▶ _Exercise goal_
Quote the lines below from the one containing "Write the SVG code for this diagram." to the final line, both ends included; exclude the pictures.

◆ ◆ ◆

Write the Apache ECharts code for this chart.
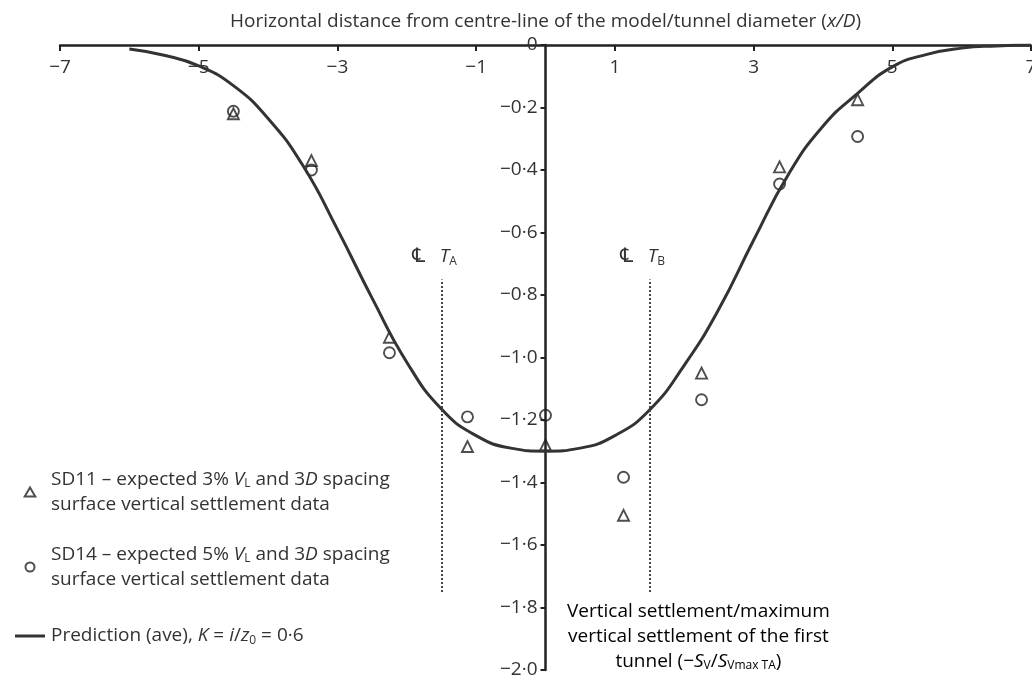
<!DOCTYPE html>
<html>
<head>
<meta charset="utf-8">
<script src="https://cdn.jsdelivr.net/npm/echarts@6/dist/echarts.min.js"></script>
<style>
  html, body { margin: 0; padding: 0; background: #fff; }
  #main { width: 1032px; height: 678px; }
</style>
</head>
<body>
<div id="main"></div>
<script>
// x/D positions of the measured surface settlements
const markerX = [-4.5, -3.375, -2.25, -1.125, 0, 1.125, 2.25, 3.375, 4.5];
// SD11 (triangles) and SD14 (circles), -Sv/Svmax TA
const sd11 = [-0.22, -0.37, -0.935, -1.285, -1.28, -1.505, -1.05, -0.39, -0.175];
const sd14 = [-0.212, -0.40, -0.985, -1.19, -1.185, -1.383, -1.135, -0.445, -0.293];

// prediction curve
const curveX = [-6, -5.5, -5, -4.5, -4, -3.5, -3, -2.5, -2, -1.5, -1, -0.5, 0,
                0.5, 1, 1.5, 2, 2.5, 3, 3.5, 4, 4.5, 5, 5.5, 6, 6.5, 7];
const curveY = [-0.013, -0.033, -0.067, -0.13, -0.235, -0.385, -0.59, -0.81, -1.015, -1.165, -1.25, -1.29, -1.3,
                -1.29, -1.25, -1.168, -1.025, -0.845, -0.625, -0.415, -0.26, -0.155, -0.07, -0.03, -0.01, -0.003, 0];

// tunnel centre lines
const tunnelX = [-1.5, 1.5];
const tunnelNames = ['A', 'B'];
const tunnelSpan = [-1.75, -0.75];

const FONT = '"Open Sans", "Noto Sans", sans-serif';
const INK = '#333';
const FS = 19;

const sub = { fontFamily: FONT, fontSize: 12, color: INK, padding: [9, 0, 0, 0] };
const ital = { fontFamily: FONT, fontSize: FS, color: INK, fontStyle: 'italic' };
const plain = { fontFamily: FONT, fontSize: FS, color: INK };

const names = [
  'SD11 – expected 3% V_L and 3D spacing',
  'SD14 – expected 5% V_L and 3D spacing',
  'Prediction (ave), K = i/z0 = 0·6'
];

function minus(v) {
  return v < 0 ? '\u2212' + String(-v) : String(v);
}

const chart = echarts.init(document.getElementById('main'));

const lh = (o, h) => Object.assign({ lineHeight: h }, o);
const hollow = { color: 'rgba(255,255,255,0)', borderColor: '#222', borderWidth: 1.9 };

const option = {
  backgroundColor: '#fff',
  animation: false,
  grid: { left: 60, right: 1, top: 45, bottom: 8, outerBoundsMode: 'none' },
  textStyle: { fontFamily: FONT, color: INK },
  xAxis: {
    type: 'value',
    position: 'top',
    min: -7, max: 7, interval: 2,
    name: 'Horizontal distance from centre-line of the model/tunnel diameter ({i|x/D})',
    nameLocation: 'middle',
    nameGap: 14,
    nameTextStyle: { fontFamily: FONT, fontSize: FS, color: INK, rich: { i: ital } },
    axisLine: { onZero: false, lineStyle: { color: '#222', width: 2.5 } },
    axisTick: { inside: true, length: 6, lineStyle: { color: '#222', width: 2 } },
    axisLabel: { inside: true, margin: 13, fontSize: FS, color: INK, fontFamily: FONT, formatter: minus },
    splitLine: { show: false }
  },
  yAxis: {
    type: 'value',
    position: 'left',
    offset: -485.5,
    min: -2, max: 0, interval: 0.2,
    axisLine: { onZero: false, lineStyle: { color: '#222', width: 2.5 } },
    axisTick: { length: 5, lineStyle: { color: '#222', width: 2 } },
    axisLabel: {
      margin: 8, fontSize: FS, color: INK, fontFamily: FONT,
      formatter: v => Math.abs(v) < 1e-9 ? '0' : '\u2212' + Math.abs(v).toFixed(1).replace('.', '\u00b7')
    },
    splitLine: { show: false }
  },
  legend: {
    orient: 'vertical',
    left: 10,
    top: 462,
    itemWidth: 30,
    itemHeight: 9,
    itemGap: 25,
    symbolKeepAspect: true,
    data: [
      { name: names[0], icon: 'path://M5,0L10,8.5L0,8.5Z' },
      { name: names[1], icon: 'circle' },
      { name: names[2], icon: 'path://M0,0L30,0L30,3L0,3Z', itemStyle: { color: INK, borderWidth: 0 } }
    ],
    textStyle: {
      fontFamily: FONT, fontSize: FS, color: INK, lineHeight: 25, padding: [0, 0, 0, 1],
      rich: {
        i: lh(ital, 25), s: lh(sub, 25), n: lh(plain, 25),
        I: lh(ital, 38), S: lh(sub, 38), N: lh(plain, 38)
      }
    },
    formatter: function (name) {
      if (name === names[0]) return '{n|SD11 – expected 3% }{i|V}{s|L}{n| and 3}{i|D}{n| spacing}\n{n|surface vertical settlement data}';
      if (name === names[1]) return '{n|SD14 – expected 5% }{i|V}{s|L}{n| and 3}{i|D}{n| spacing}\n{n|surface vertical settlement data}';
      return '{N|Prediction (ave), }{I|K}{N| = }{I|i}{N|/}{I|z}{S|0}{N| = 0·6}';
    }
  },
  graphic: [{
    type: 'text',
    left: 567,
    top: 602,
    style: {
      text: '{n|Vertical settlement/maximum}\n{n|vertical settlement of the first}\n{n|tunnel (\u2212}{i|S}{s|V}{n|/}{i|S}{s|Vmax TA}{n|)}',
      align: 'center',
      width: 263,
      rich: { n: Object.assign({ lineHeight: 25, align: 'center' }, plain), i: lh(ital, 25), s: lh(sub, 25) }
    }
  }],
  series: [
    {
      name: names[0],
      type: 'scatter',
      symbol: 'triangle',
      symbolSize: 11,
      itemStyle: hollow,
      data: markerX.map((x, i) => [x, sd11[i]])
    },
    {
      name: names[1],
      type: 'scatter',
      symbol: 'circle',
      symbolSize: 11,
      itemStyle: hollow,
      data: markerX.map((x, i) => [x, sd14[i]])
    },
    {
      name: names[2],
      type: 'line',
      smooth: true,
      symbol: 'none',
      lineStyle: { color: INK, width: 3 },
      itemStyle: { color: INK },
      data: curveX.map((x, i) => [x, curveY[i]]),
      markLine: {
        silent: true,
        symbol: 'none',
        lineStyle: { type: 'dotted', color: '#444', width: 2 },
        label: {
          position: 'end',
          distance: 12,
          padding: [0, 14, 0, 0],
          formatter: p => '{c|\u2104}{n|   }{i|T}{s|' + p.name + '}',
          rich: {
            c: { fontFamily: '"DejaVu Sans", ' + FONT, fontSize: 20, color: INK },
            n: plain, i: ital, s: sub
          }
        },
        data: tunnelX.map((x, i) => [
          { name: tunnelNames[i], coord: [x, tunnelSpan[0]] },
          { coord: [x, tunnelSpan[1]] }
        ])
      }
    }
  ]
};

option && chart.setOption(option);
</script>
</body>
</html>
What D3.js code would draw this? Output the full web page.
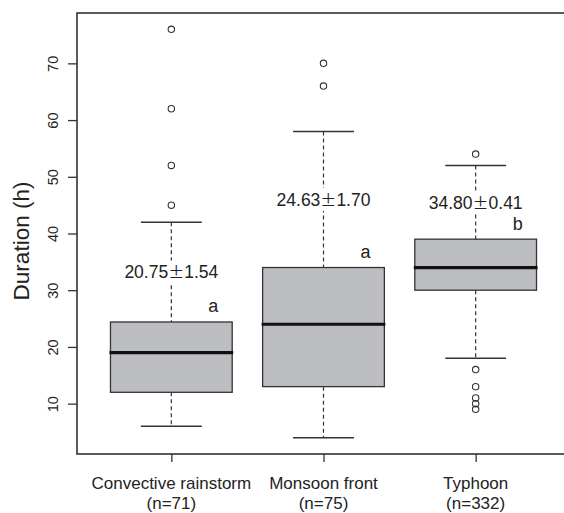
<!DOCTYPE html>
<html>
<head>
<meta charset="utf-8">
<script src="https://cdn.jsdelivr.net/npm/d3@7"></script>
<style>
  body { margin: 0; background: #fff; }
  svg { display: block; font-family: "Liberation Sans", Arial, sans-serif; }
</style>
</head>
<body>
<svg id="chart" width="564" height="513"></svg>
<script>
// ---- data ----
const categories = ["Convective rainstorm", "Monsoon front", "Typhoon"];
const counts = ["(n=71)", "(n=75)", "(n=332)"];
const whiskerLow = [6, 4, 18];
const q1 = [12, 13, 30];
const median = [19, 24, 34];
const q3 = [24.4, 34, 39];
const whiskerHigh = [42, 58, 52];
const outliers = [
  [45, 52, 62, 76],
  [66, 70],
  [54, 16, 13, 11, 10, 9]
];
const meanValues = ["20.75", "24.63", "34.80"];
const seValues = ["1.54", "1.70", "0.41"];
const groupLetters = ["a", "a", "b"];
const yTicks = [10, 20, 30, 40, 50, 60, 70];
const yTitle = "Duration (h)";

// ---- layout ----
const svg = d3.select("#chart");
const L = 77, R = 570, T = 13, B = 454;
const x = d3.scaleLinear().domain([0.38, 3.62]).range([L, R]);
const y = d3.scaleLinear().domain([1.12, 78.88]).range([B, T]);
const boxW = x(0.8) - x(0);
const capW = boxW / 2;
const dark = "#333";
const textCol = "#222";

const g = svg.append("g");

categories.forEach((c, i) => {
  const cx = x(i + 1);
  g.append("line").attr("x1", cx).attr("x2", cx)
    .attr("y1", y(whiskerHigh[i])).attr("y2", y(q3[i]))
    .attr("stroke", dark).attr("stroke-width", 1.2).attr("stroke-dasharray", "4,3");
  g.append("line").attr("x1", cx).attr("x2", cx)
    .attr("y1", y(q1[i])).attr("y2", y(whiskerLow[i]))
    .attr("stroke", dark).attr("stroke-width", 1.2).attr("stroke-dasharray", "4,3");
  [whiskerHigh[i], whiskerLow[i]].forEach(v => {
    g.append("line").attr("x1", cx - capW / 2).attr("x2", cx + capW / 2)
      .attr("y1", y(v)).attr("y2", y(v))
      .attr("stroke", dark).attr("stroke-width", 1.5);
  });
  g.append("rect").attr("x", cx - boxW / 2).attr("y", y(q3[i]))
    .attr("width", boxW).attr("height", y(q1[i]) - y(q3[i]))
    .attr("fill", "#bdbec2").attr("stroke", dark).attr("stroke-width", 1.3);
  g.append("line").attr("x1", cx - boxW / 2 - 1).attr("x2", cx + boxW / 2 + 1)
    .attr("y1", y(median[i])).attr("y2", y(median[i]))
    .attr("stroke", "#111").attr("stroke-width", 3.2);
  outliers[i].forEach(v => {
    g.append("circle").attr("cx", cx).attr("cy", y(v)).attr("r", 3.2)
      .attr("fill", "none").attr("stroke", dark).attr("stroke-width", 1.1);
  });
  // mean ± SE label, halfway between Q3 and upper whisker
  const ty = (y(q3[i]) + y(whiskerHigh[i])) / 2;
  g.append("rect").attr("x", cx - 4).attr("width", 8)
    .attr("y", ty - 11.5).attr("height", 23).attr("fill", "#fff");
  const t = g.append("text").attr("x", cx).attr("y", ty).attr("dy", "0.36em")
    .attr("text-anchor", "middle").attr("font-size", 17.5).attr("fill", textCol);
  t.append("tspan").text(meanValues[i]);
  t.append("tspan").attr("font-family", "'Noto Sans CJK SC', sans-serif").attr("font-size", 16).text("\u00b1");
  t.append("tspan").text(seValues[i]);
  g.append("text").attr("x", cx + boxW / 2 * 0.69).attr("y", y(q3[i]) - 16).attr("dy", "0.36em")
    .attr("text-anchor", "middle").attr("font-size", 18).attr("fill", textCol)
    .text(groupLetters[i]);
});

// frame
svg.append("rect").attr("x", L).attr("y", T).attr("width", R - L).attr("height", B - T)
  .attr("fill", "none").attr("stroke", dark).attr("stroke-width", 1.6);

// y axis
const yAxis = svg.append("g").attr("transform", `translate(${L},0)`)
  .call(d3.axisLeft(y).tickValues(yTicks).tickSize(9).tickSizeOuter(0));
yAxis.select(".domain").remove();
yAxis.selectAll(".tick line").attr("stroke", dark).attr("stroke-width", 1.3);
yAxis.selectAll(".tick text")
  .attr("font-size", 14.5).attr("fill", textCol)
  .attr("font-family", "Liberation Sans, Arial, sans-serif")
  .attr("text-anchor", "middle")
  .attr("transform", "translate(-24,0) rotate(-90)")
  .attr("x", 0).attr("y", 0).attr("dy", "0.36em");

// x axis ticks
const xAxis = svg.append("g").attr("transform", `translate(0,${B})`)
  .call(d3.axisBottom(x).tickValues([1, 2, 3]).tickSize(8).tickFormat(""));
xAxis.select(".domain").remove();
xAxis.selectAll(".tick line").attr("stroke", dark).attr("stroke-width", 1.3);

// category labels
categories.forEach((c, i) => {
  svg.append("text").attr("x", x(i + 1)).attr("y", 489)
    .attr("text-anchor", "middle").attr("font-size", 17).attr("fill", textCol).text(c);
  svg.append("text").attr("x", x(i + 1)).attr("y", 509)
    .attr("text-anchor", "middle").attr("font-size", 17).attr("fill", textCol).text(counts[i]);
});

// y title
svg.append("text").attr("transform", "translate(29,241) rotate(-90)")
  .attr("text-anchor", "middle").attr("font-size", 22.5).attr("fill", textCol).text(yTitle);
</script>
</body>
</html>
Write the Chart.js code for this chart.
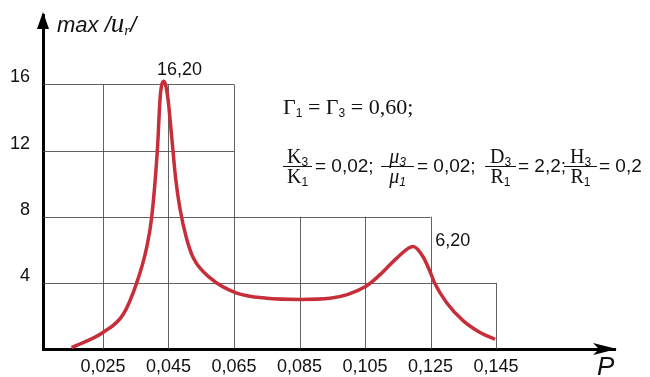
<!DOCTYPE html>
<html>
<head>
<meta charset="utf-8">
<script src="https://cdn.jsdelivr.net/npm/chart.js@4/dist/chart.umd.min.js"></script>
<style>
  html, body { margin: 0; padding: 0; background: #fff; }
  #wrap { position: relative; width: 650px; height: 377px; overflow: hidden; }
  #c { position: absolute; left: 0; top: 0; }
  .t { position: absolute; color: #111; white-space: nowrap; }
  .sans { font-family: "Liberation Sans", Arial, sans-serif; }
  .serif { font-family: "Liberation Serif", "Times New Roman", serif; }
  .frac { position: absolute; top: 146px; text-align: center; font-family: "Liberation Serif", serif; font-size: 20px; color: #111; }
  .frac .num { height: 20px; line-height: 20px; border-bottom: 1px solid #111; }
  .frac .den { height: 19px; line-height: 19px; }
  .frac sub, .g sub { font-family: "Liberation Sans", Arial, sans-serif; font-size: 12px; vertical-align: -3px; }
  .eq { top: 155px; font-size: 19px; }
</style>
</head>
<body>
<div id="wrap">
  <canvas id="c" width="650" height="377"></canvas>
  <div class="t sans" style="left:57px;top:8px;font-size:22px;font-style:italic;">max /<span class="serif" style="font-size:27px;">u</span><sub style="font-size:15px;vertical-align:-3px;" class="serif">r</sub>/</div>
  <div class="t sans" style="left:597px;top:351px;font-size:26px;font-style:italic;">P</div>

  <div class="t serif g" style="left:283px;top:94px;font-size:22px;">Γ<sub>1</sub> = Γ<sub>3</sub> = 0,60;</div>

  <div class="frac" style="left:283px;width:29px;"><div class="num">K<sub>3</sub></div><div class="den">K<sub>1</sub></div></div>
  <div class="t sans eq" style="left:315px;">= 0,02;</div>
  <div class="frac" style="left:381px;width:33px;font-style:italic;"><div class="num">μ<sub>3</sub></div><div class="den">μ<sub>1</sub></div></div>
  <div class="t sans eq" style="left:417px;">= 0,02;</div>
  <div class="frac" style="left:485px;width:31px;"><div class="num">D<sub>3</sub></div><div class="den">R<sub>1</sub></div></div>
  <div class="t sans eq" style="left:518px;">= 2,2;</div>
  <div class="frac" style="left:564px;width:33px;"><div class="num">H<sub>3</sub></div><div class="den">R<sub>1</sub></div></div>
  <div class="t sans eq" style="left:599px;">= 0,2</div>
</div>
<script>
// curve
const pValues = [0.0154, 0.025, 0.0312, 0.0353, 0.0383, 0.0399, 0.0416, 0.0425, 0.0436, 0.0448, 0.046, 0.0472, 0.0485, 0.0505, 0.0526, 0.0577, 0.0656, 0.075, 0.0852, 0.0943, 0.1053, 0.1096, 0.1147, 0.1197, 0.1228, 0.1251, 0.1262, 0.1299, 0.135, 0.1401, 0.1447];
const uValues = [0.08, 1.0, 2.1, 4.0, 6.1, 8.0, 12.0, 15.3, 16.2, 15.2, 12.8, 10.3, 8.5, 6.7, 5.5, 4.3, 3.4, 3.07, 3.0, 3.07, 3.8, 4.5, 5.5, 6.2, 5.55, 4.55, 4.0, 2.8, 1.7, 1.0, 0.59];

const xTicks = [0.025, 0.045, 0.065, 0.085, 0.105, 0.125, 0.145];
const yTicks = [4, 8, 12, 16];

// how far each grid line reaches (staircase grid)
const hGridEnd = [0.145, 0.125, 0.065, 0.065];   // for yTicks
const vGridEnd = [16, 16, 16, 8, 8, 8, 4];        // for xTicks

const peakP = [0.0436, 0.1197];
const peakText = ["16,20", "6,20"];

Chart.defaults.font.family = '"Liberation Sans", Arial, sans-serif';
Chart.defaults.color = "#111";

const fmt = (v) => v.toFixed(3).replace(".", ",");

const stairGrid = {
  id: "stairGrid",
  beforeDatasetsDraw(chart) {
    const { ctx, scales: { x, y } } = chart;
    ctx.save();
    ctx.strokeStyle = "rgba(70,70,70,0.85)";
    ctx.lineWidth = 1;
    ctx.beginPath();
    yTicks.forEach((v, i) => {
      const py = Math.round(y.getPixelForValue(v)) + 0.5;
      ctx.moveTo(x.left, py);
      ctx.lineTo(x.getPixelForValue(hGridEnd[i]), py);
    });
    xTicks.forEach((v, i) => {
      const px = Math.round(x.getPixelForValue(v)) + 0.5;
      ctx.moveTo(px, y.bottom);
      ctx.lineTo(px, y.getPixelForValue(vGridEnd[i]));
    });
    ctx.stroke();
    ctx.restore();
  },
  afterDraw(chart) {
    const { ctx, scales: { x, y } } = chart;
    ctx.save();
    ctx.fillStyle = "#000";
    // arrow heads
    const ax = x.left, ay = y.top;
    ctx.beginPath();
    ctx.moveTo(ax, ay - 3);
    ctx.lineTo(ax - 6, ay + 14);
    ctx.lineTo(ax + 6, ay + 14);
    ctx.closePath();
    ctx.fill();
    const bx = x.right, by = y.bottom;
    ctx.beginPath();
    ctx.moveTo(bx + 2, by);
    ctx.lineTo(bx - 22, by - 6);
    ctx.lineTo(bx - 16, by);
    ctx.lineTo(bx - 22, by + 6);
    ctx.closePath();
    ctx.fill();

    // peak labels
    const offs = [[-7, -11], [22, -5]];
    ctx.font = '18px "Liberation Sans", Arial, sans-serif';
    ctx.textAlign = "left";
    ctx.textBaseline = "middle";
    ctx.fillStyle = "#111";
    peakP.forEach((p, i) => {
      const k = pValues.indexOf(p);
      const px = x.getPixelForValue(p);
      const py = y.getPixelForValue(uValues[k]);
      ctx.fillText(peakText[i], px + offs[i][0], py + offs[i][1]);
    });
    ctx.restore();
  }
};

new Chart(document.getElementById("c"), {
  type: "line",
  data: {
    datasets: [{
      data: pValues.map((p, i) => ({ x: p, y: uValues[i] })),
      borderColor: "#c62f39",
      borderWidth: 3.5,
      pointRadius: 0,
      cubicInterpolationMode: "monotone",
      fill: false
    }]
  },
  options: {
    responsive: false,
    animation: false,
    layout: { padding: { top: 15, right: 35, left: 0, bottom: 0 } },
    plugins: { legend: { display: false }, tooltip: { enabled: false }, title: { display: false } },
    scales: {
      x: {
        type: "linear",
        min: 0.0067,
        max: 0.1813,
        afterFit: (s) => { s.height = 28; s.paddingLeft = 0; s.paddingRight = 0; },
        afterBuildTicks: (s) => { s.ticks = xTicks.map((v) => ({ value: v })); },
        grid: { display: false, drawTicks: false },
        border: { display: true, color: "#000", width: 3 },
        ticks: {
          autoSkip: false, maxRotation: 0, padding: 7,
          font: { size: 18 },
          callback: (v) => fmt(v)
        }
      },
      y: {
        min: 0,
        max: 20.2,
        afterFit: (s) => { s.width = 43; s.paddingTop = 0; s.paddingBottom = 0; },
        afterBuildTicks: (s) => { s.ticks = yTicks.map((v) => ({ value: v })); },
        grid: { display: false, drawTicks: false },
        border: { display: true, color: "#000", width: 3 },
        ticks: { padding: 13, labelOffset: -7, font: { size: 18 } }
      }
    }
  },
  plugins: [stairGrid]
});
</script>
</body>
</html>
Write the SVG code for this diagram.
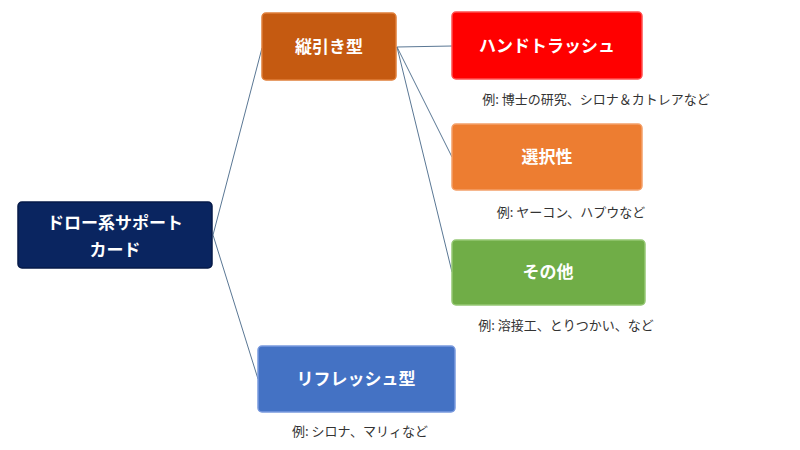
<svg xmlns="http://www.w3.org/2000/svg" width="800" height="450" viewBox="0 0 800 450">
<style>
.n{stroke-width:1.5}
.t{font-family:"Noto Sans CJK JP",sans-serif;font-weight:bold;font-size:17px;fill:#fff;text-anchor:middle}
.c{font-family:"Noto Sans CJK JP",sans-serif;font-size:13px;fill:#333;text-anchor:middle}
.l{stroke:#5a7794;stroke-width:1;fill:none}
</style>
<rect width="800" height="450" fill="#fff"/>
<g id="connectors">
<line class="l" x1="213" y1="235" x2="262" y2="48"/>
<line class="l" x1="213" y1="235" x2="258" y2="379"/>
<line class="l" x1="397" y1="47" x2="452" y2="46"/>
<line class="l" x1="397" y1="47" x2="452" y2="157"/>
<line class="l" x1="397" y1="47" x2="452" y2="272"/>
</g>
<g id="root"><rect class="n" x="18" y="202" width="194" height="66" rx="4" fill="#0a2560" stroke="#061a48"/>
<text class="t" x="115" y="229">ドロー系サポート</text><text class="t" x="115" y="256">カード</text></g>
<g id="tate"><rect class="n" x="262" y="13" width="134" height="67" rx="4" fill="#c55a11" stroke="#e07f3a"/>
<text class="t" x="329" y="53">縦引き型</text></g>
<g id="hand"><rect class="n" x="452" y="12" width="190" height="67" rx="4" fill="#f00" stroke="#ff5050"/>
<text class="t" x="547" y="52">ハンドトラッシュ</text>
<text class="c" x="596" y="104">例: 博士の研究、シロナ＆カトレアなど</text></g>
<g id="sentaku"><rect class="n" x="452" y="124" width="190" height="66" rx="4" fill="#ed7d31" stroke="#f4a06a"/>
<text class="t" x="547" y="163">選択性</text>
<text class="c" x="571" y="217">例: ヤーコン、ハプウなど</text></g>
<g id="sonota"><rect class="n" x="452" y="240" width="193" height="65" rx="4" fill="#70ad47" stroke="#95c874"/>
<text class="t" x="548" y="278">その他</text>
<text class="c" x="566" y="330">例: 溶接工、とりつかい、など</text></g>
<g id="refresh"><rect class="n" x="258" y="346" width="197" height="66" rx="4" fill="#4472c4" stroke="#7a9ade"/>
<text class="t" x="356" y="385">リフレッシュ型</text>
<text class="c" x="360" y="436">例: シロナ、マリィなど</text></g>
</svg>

◆ ◆ ◆

▶ _Solution for this task_
Write the SVG code for this diagram.
<svg xmlns="http://www.w3.org/2000/svg" width="800" height="450" viewBox="0 0 800 450">
<style>
.n{stroke-width:1.5}
.t{font-family:"Noto Sans CJK JP",sans-serif;font-weight:bold;font-size:17px;fill:#fff;text-anchor:middle}
.c{font-family:"Noto Sans CJK JP",sans-serif;font-size:13px;fill:#333;text-anchor:middle}
.l{stroke:#5a7794;stroke-width:1;fill:none}
</style>
<rect width="800" height="450" fill="#fff"/>
<g id="connectors">
<line class="l" x1="213" y1="235" x2="262" y2="48"/>
<line class="l" x1="213" y1="235" x2="258" y2="379"/>
<line class="l" x1="397" y1="47" x2="452" y2="46"/>
<line class="l" x1="397" y1="47" x2="452" y2="157"/>
<line class="l" x1="397" y1="47" x2="452" y2="272"/>
</g>
<g id="root"><rect class="n" x="18" y="202" width="194" height="66" rx="4" fill="#0a2560" stroke="#061a48"/>
<text class="t" x="115" y="229">ドロー系サポート</text><text class="t" x="115" y="256">カード</text></g>
<g id="tate"><rect class="n" x="262" y="13" width="134" height="67" rx="4" fill="#c55a11" stroke="#e07f3a"/>
<text class="t" x="329" y="53">縦引き型</text></g>
<g id="hand"><rect class="n" x="452" y="12" width="190" height="67" rx="4" fill="#f00" stroke="#ff5050"/>
<text class="t" x="547" y="52">ハンドトラッシュ</text>
<text class="c" x="596" y="104">例: 博士の研究、シロナ＆カトレアなど</text></g>
<g id="sentaku"><rect class="n" x="452" y="124" width="190" height="66" rx="4" fill="#ed7d31" stroke="#f4a06a"/>
<text class="t" x="547" y="163">選択性</text>
<text class="c" x="571" y="217">例: ヤーコン、ハプウなど</text></g>
<g id="sonota"><rect class="n" x="452" y="240" width="193" height="65" rx="4" fill="#70ad47" stroke="#95c874"/>
<text class="t" x="548" y="278">その他</text>
<text class="c" x="566" y="330">例: 溶接工、とりつかい、など</text></g>
<g id="refresh"><rect class="n" x="258" y="346" width="197" height="66" rx="4" fill="#4472c4" stroke="#7a9ade"/>
<text class="t" x="356" y="385">リフレッシュ型</text>
<text class="c" x="360" y="436">例: シロナ、マリィなど</text></g>
</svg>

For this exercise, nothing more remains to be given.